I'm having trouble finding the process of figuring out this question. Help?
So you just make the deacceleration the time?
All you need to answer this is the DEFINITION of acceleration.
The acceleration is the speed change divided by the time. In this case, it is a negative number because the speed is decreasing.
a = (0 - 25.0)m/s /0.500 s = ___ m/s^2
Huh? a= -25/.5=-50m/s^2
(CHANGE IN VELOCITY} /TIME
as he said
To find the magnitude of the ball's acceleration, we can use the following equation:
acceleration (a) = change in velocity (Δv) / time taken (Δt)

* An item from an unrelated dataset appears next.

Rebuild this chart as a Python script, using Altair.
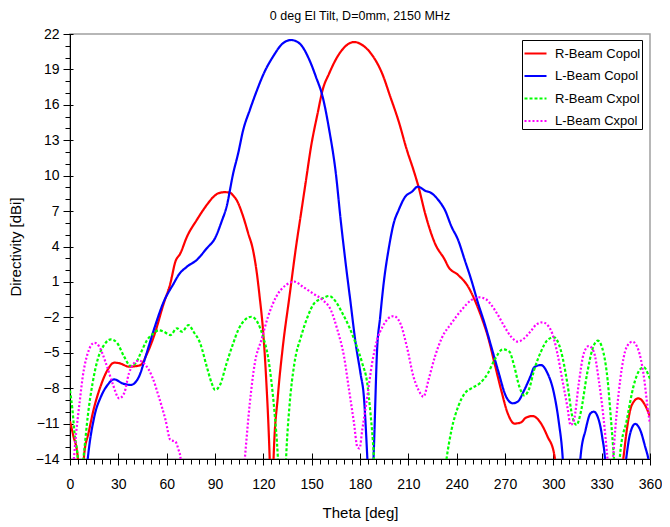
import altair as alt
import pandas as pd

# ---- data ----
series_names = ["R-Beam Copol", "L-Beam Copol", "R-Beam Cxpol", "L-Beam Cxpol"]
series_colors = ["#ff0000", "#0000ff", "#00ff00", "#ff00ff"]

r_co_theta = [0, 2, 4.8, 6.5, 8.9, 11.5, 15.1, 18.2, 23.3, 27.4, 31, 36.6, 40, 43.8, 47.9, 52, 58.2,
              62.3, 65.4, 68.5, 72.6, 78.7, 84.9, 89, 92.1, 96, 99.3, 101.3, 103.4, 107.5, 110.6,
              113.6, 115.7, 117.7, 119.8, 121.8, 123.9, 125.2, 126.4, 129, 132.1, 136.2, 140.3,
              143.4, 146.5, 149.6, 153.7, 156.8, 160.9, 166, 171.1, 176.3, 181.4, 187.5, 193.7,
              198.8, 204, 209.1, 213.2, 216.3, 220.4, 226.5, 232.7, 234.8, 240.9, 247.1, 251.2,
              255.3, 259.4, 263.5, 267.6, 271.7, 275.8, 279.9, 283, 287.1, 292.3, 296.4, 300.4,
              303, 310, 335, 341.5, 343.6, 345.6, 348.7, 352.8, 356.9, 360]
r_co_db = [-10.8, -12.0, -13.8, -18, -13.5, -11.8, -9.57, -8.15, -6.46, -5.84, -5.9, -6.18, -6.15,
           -6.04, -5.05, -3.64, -0.81, 0.88, 2.71, 3.42, 4.83, 6.25, 7.52, 8.2, 8.51, 8.6, 8.56,
           8.31, 7.94, 6.53, 5.12, 3.70, 2.01, -0.25, -3.07, -7.31, -13.8, -20, -13.8, -8.72,
           -4.49, -0.25, 3.98, 6.81, 9.63, 12.45, 15.28, 17.26, 18.67, 20.08, 20.98, 21.32, 21.07,
           20.22, 18.67, 16.69, 14.6, 12.17, 10.48, 9.07, 6.81, 4.27, 2.86, 2.29, 1.59, 0.60,
           -0.53, -1.95, -3.64, -5.89, -8.15, -10.13, -11.0, -10.9, -10.5, -10.36, -10.98, -12.1,
           -13.5, -16, -22, -22, -16, -13.8, -11.54, -9.43, -8.86, -9.43, -10.41]

l_co_theta = [0, 5, 9, 11, 15.1, 19.2, 23.3, 27.4, 32.5, 37.7, 42.8, 46.9, 52, 58.2, 64.4, 67.4,
              72.6, 78.7, 84.9, 90, 94.1, 97.2, 101.3, 104.4, 107.5, 111.6, 115.7, 120.8, 126,
              132.1, 137.2, 142.4, 148.6, 152.6, 156.8, 160.9, 165, 168, 171.1, 174.2, 177.3,
              180.3, 182.4, 184.5, 186.5, 188.6, 190.6, 192.5, 194.7, 197.8, 200.9, 204, 208.1,
              212.2, 215.9, 220.4, 224.5, 228.6, 232.7, 236.8, 240.9, 245, 249.1, 253.3, 257.3,
              261.5, 265.6, 270.7, 274.8, 277.9, 282, 286.1, 288.1, 292.3, 296.4, 300.4, 303.5,
              305.6, 307.5, 311, 315, 316.9, 320, 323.1, 325.1, 328.2, 330.3, 332.3, 334, 340,
              345.2, 347.7, 350.8, 353.9, 357, 359, 360]
l_co_db = [-17, -20, -17, -14, -10.41, -8.72, -7.73, -7.25, -7.59, -7.73, -7.03, -5.33, -3.07,
           -0.67, 0.88, 1.59, 2.29, 2.86, 3.85, 4.70, 6.11, 7.38, 10.2, 11.9, 13.87, 15.56, 17.11,
           18.81, 20.08, 21.21, 21.49, 21.21, 19.80, 18.39, 16.69, 13.87, 10.2, 6.25, 2.58,
           -0.81, -4.2, -6.74, -8.72, -13.8, -20, -13.2, -4.77, -2.0, 0.9, 3.8, 5.96, 7.09, 8.22,
           8.64, 9.07, 8.73, 8.51, 7.94, 7.09, 5.68, 4.55, 2.86, 1.16, -0.81, -2.5, -4.49, -6.46,
           -8.72, -9.28, -9.14, -8.15, -6.9, -6.23, -6.04, -6.74, -8.44, -10.98, -13.5, -18, -22,
           -18, -13.8, -11.54, -10.13, -9.99, -10.7, -12.11, -14.5, -20, -22, -14, -11.83,
           -11.03, -11.54, -12.96, -14, -14.8]

r_x_theta = [0, 1.5, 2.8, 4.8, 6, 7.5, 8.9, 11, 14, 17.1, 21.2, 25.4, 29.4, 33.6, 37.7, 40.8, 43.8,
             47.9, 52, 55, 58.2, 62.3, 66.4, 69.5, 73.6, 76.7, 80.8, 84.9, 88, 90, 93.1, 97.2,
             101.3, 104.4, 108.5, 112.6, 116.7, 119.8, 122.9, 124.9, 127, 129, 131, 133, 134.1,
             136.2, 139.3, 143.4, 147.5, 151.6, 156.8, 160.9, 165, 169.1, 173.2, 177.3, 181.4,
             184.5, 186.5, 188.6, 190, 200, 225, 231, 233.7, 236.8, 240.9, 245, 249.1, 254.3,
             259.4, 263.5, 268.7, 272.7, 275.8, 278.9, 282, 285.1, 288, 292.3, 296.4, 300.4,
             304.6, 308.7, 311.8, 314.4, 316.9, 321, 324.1, 327.6, 331.2, 333.7, 335.8, 337.4,
             339.5, 341.5, 345.6, 349.7, 353.9, 356.3, 359, 360]
r_x_db = [-8.2, -9.8, -11.8, -13.8, -16, -15, -13.2, -10.41, -7.59, -5.61, -4.34, -3.86, -4.2,
          -5.33, -6.12, -5.89, -5.05, -3.92, -3.35, -3.1, -3.22, -3.5, -2.93, -3.22, -2.65, -3.22,
          -4.2, -6.18, -7.6, -8.15, -7.73, -5.89, -4.2, -3.07, -2.22, -1.95, -2.5, -3.64, -5.33,
          -7.31, -10.13, -13.8, -20, -18, -14, -9.57, -5.89, -3.64, -1.95, -0.81, -0.39, -0.19,
          -0.67, -1.66, -2.79, -4.2, -5.89, -7.59, -10.13, -13.8, -18, -25, -25, -17, -14,
          -11.54, -9.57, -8.44, -8.01, -7.59, -6.74, -5.61, -4.71, -4.91, -6.18, -7.87, -8.62,
          -8.01, -6.5, -4.91, -3.92, -3.69, -4.77, -7.59, -10.41, -11.12, -10.13, -6.74, -4.77,
          -3.98, -5.05, -7.31, -10.7, -13.5, -17, -13.5, -10.7, -7.87, -6.4, -6.23, -6.88, -7.2]

l_x_theta = [0, 2, 3.8, 5.9, 7.9, 11, 15.1, 18.2, 22.3, 26.4, 30.5, 33.6, 36.6, 39.7, 42.8, 46.9,
             51, 55.1, 59.3, 62.3, 65.4, 67.4, 68.5, 70, 80, 100, 106, 108.5, 111.6, 114.7, 118.8,
             122.9, 128, 134.1, 139.3, 144.4, 150.6, 156.8, 161.9, 166, 170.1, 173.2, 176.3,
             178.3, 179.7, 181.4, 184.5, 187.5, 190.6, 194, 197.5, 200.9, 205, 209.1, 213.2,
             216.3, 219.4, 222.5, 226.5, 230.7, 236.8, 243, 249.1, 253.5, 258, 261.5, 265.6,
             269.7, 273.8, 277.9, 282, 286.1, 289.5, 293.3, 298.4, 302.5, 305.6, 308.7, 310.7,
             312.8, 315.8, 318.9, 322, 325.1, 328.2, 331.3, 333.3, 335, 337, 338.4, 341.5, 345.6,
             349.1, 352.8, 355.9, 359, 360]
l_x_db = [-16, -14.5, -11.8, -9.28, -7.03, -5.05, -4.15, -4.49, -5.89, -7.59, -8.86, -8.44, -6.74,
          -5.89, -5.67, -6.04, -7.03, -8.72, -10.7, -12.39, -12.53, -13.24, -13.8, -18, -25, -25,
          -18, -14, -9.28, -5.89, -3.92, -1.95, -0.25, 0.74, 1.02, 0.60, 0.04, -0.53, -1.38,
          -3.07, -5.33, -8.15, -10.98, -12.96, -13.1, -11.54, -8.72, -5.89, -3.92, -2.8, -2.1,
          -1.89, -2.5, -4.49, -7.03, -8.15, -8.72, -7.31, -5.33, -3.77, -2.5, -1.38, -0.53, -0.3,
          -0.45, -0.95, -1.80, -2.79, -3.64, -4.06, -3.77, -3.15, -2.6, -2.42, -3.07, -5.05,
          -7.31, -9.57, -11.12, -10.7, -7.59, -5.05, -4.43, -4.91, -7.31, -10.7, -13.5, -16,
          -14, -11.54, -7.31, -4.49, -4.06, -4.77, -6.74, -10.13, -11]

x_major = list(range(0, 361, 30))
x_minor = list(range(0, 361, 5))
y_major = list(range(-14, 23, 3))
y_minor = list(range(-14, 23, 1))

# ---- table ----
frames = []
for name, th, db in [
    (series_names[0], r_co_theta, r_co_db),
    (series_names[1], l_co_theta, l_co_db),
    (series_names[2], r_x_theta, r_x_db),
    (series_names[3], l_x_theta, l_x_db),
]:
    frames.append(pd.DataFrame({"theta": th, "db": db, "series": name}))
df = pd.concat(frames, ignore_index=True)

FONT = "Liberation Sans"
xscale = alt.Scale(domain=[0, 360], nice=False, zero=False)
yscale = alt.Scale(domain=[-14, 22], nice=False, zero=False)

lines = alt.Chart(df).mark_line(clip=True, interpolate="monotone").encode(
    x=alt.X("theta:Q", scale=xscale,
            axis=alt.Axis(orient="bottom", values=x_major, title="Theta [deg]", grid=False,
                          tickSize=6, labelPadding=12, titlePadding=14, labelFontSize=14,
                          titleFontSize=15, labelFlush=False)),
    y=alt.Y("db:Q", scale=yscale,
            axis=alt.Axis(orient="left", values=y_major, title="Directivity [dBi]", grid=False,
                          tickSize=7, labelPadding=4, titlePadding=12, labelFontSize=14,
                          titleFontSize=15, labelFlush=False)),
    color=alt.Color("series:N",
                    scale=alt.Scale(domain=series_names, range=series_colors),
                    legend=alt.Legend(title=None, orient="none", legendX=452, legendY=6,
                                      symbolType="stroke", symbolSize=484,
                                      labelFontSize=13, labelFont=FONT,
                                      strokeColor="black", fillColor="white",
                                      padding=1, rowPadding=2.5, labelOffset=7)),
    strokeDash=alt.StrokeDash("series:N",
                              scale=alt.Scale(domain=series_names,
                                              range=[[1, 0], [1, 0], [3, 2], [2, 2]])),
    strokeWidth=alt.StrokeWidth("series:N",
                                scale=alt.Scale(domain=series_names, range=[2.2, 2.2, 1.0, 1.0])),
)

minor = alt.Chart(df).mark_point(opacity=0).encode(
    x=alt.X("theta:Q", scale=xscale,
            axis=alt.Axis(orient="bottom", values=x_minor, labels=False, domain=False,
                          grid=False, tickSize=5, title="")),
    y=alt.Y("db:Q", scale=yscale,
            axis=alt.Axis(orient="left", values=y_minor, labels=False, domain=False,
                          grid=False, tickSize=5, title="")),
)

inward = alt.Chart(df).mark_point(opacity=0).encode(
    x=alt.X("theta:Q", scale=xscale,
            axis=alt.Axis(orient="bottom", values=x_major, labels=False, domain=False,
                          grid=False, tickSize=6, offset=-6, title="")),
    y=alt.Y("db:Q", scale=yscale,
            axis=alt.Axis(orient="left", values=y_major, labels=False, domain=False,
                          grid=False, tickSize=3, offset=-3, title="")),
)

chart = alt.layer(lines, minor, inward).resolve_axis(
    x="independent", y="independent"
).properties(
    width=580,
    height=425,
    padding={"left": 62, "top": 26, "right": 12, "bottom": 62},
    autosize=alt.AutoSizeParams(type="none"),
    title=alt.TitleParams("0 deg El Tilt, D=0mm, 2150 MHz", fontSize=12.5, fontWeight="normal",
                          font=FONT, anchor="middle", offset=5, color="black"),
).configure_view(
    stroke="#a0a0a0", strokeWidth=1.5
).configure_axis(
    domainColor="black", tickColor="black", labelColor="black", titleColor="black",
    labelFont=FONT, titleFont=FONT, titleFontWeight="normal", domainWidth=1, tickWidth=1
)

chart.save("out.html", embed_options={"renderer": "svg", "actions": False})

In this case, the initial velocity is 25.0 m/s, and the final velocity is 0 m/s since the ball comes to rest. The time taken is 0.500 s. Let's substitute these values into the equation:
a = (0 - 25.0) m/s / 0.500 s
Next, we calculate the change in velocity:
Δv = 0 - 25.0 m/s
= -25.0 m/s
Now, we substitute this value into the equation:
a = -25.0 m/s / 0.500 s
Dividing -25.0 m/s by 0.500 s gives us:
a = -50 m/s²
The magnitude of the ball's acceleration is 50 m/s².